Holt  Educational Consultant - / 15386  
Oct 5, 2017   #2
Meidiana, your essay doesn't start off with a strong paragraph. "Since a young age" is the kind of reference that reviewers do not appreciate because it doesn't really mean anything. What age are you referring to? Based upon what experience as a child? Nope. They do not believe that "a young age" qualifies you as having developed a true leadership definition or understanding. It would be best if you simply open the essay in a direct manner, offering a reference to your professional leadership abilities immediately. That will surely catch the reviewer's eye if done properly.

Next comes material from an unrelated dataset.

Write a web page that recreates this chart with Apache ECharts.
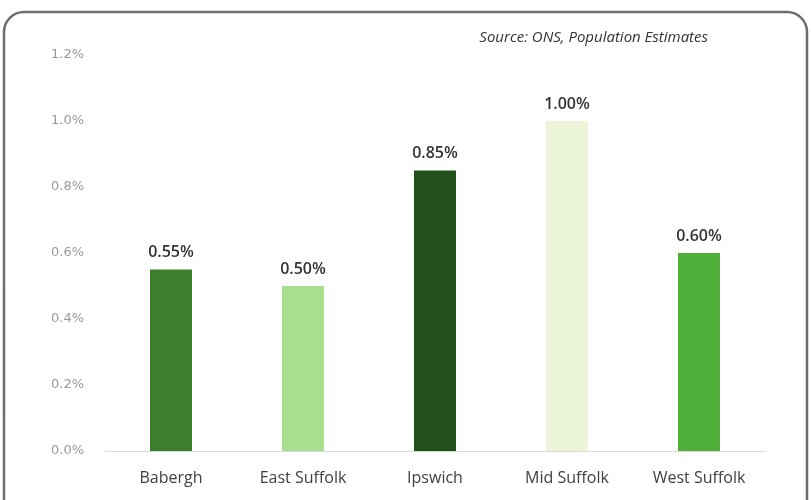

That being said, you must remove the reference to the student committee because that is an amateur leadership trait that doesn't really show a professional leadership ability. Being a university project, there were other people in authority who were truly behind the decision making process. Don't think for one minute that your professor or adviser in charge of the project would not have shot down your suggestions if it were not within preset university guidelines for the occasion. That is why I always advice that applicants never fall back on academic related leadership skills. At that point you are still a "leader in training", not a true leader yet.

Your leadership skills do not seem to be part of your professional work experience. These both sound like you accomplished tasks during your college studies. Is that the case? If that is so, then this is not the way to develop the essay. Most specially since in your last reference, you were not even a real leader but merely a board secretary who decided to take charge of a situation. I do not see any true influencing skills in this instance that will prove your potential as a future leader of your country.

If you can, come up with more professional "crisis management" scenarios where you were the point person on the project. That means, you were in charge and all decisions you made were final. You were not making suggestions, you were making decisions that changed the outcome of a project or inspired your team members towards developing viable solutions that you approved of. It has to be professional sounding, not obviously academic participation trying to sound important because this actual presentation, isn't impressive at all.
OP purple 1 / 1  
Oct 5, 2017   #3
@Holt

Thank you so much for your thorough feedback to my essay.

Actually, the non-profit organization is not a student organization or associated with any university at all, even though I joined it when I was still a student. Therefore, I hope my experiences there can be included, as it was not academic at all.

I will definitely revise it and repost it again and I will really appreciate it if you can review it again.